Open Field Cultivation – Fruit Production

Robotisation requires a predictably structured orchard

Not only the robot is changing, the crop system must evolve as well

Robotisation in agrifood is often discussed as the introduction of a new machine in the production process. In fruit production, it is becoming clear that the biggest shift often lies outside the machine itself. If a robot needs to recognise and pick apples, it helps when the orchard is structured in a predictable way and supported by digital tools. This raises a broader question for growers, technology companies and researchers. Do we keep adapting robots to existing crop systems, or will crop systems increasingly adapt to automation?

The orchard becomes part of the technology

According to Han Smits, director at Munckhof Fruit Tech Innovators, the tree must adapt to picking robots. In practice this mainly means reducing variation. Robots perform more reliably when fruit positions, branch structures and row layouts are more predictable. This reduces the need for the technology to estimate and allows it to operate more consistently.

Speed only matters when picking rate is included

Munckhof is developing an apple picking robot based on the Pluk O Track platform, which is already widely used by growers. The current technology can pick roughly one apple every 6.5 seconds and harvests about 50 percent of the apples on a tree. The goal is to reach 3 to 4 seconds per apple with a picking rate of 70 percent within three to four years. In practice, it is precisely this combination that determines whether investments become viable and whether the system is reliable enough for daily operations.

Autonomous thinning makes orchards more robot ready

To improve robot performance, attention is shifting towards autonomous blossom thinning at tree level. Digital thinning can help create a simpler fruit structure, ideally one apple per branch. This makes the orchard more uniform and brings the transition from prototype to real practice closer. Experiments are currently running at FRC Randwijk and in South Tyrol to test this approach under real cultivation conditions.

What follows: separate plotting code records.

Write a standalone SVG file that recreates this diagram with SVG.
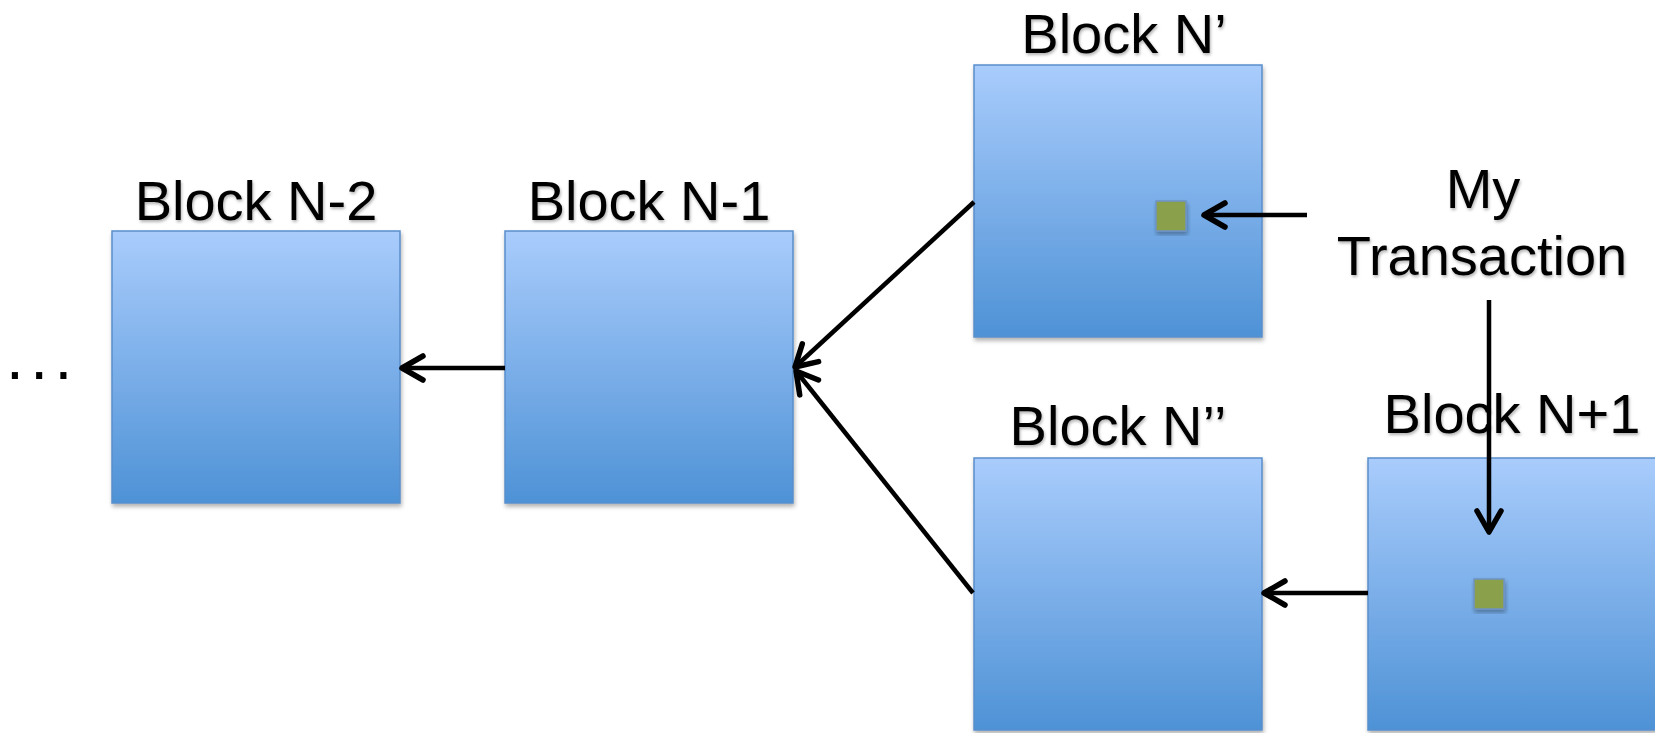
<svg xmlns="http://www.w3.org/2000/svg" width="1655" height="733" viewBox="0 0 1655 733">
  <style>
    .block { fill: url(#blueGrad); stroke: #5A8ECB; stroke-width: 1.5; filter: url(#boxShadow); }
    .tx { fill: #8AA04C; stroke: #6F93C4; stroke-width: 1.5; filter: url(#boxShadow); }
    .label { font-family: "Liberation Sans", Arial, sans-serif; font-size: 56px; fill: #000; text-anchor: middle; filter: url(#textShadow); }
    .dots { font-family: "Liberation Sans", Arial, sans-serif; font-size: 64px; fill: #000; letter-spacing: 6.5px; }
    .conn { stroke: #000; stroke-width: 4.5; fill: none; marker-end: url(#arrow); }
  </style>
  <defs>
    <linearGradient id="blueGrad" x1="0" y1="0" x2="0" y2="1">
      <stop offset="0" stop-color="#A9CCFC"/>
      <stop offset="1" stop-color="#4E92D6"/>
    </linearGradient>
    <filter id="boxShadow" x="-10%" y="-10%" width="125%" height="125%">
      <feDropShadow dx="1" dy="3" stdDeviation="2" flood-color="#000" flood-opacity="0.3"/>
    </filter>
    <filter id="textShadow" x="-10%" y="-20%" width="120%" height="150%">
      <feDropShadow dx="1" dy="2" stdDeviation="1.5" flood-color="#000" flood-opacity="0.3"/>
    </filter>
    <marker id="arrow" markerUnits="userSpaceOnUse" markerWidth="40" markerHeight="40" refX="0" refY="0" viewBox="-30 -20 40 40" orient="auto" overflow="visible">
      <path d="M -21 -12 L 0 0 L -21 12" fill="none" stroke="#000" stroke-width="5.5" stroke-linecap="round" stroke-linejoin="round"/>
    </marker>
  </defs>

  <text class="dots" x="6" y="379">...</text>

  <g id="block-n-2">
    <rect class="block" x="112" y="231" width="288" height="272"/>
    <text class="label" x="256" y="220">Block N-2</text>
  </g>

  <g id="block-n-1">
    <rect class="block" x="505" y="231" width="288" height="272"/>
    <text class="label" x="649" y="220">Block N-1</text>
  </g>

  <g id="block-n-prime">
    <rect class="block" x="974" y="65" width="288" height="272"/>
    <rect class="tx" x="1156" y="201" width="30" height="30"/>
    <text class="label" x="1124" y="53">Block N’</text>
  </g>

  <g id="block-n-double-prime">
    <rect class="block" x="974" y="458" width="288" height="272"/>
    <text class="label" x="1118" y="445">Block N’’</text>
  </g>

  <g id="my-transaction">
    <text class="label" x="1483" y="208">My</text>
    <text class="label" x="1482" y="275">Transaction</text>
  </g>

  <g id="block-n-plus-1">
    <rect class="block" x="1368" y="458" width="288" height="272"/>
    <rect class="tx" x="1474" y="579" width="30" height="30"/>
    <text class="label" x="1512" y="433">Block N+1</text>
  </g>

  <g id="connectors">
    <line class="conn" x1="505" y1="368" x2="402" y2="368"/>
    <line class="conn" x1="974" y1="202" x2="795" y2="367"/>
    <line class="conn" x1="973" y1="593" x2="796" y2="371"/>
    <line class="conn" x1="1307" y1="215" x2="1204" y2="215"/>
    <line class="conn" x1="1489" y1="300" x2="1489" y2="532"/>
    <line class="conn" x1="1368" y1="593" x2="1264" y2="593"/>
  </g>
</svg>
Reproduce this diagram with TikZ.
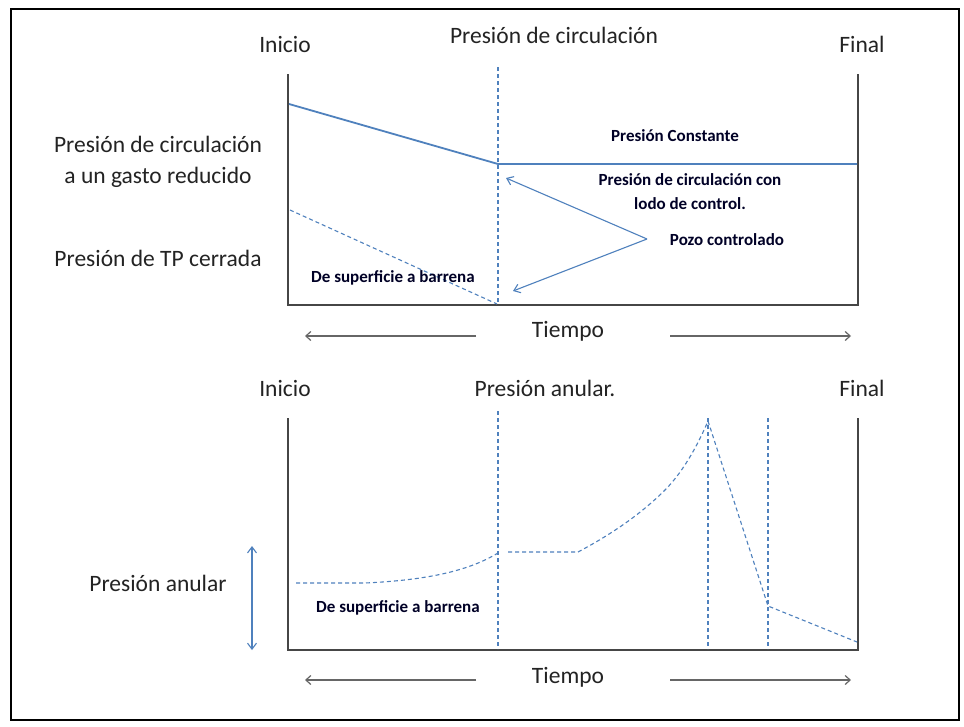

Improvement only happens through testing, measuring and feedback

This development shows that robotisation in fruit production is not only a machinery question but also a cultivation question. Technology companies need test locations and measurable feedback, growers want to understand what it means for their own orchards, and researchers help assess the effects. Within NXTGEN Hightech Agrifood, this collaboration comes together around improving step by step, using trials that feed results back into design and orchard structure. The next step therefore lies in further testing and measurement in real practice environments, to better understand which adjustments deliver the greatest impact.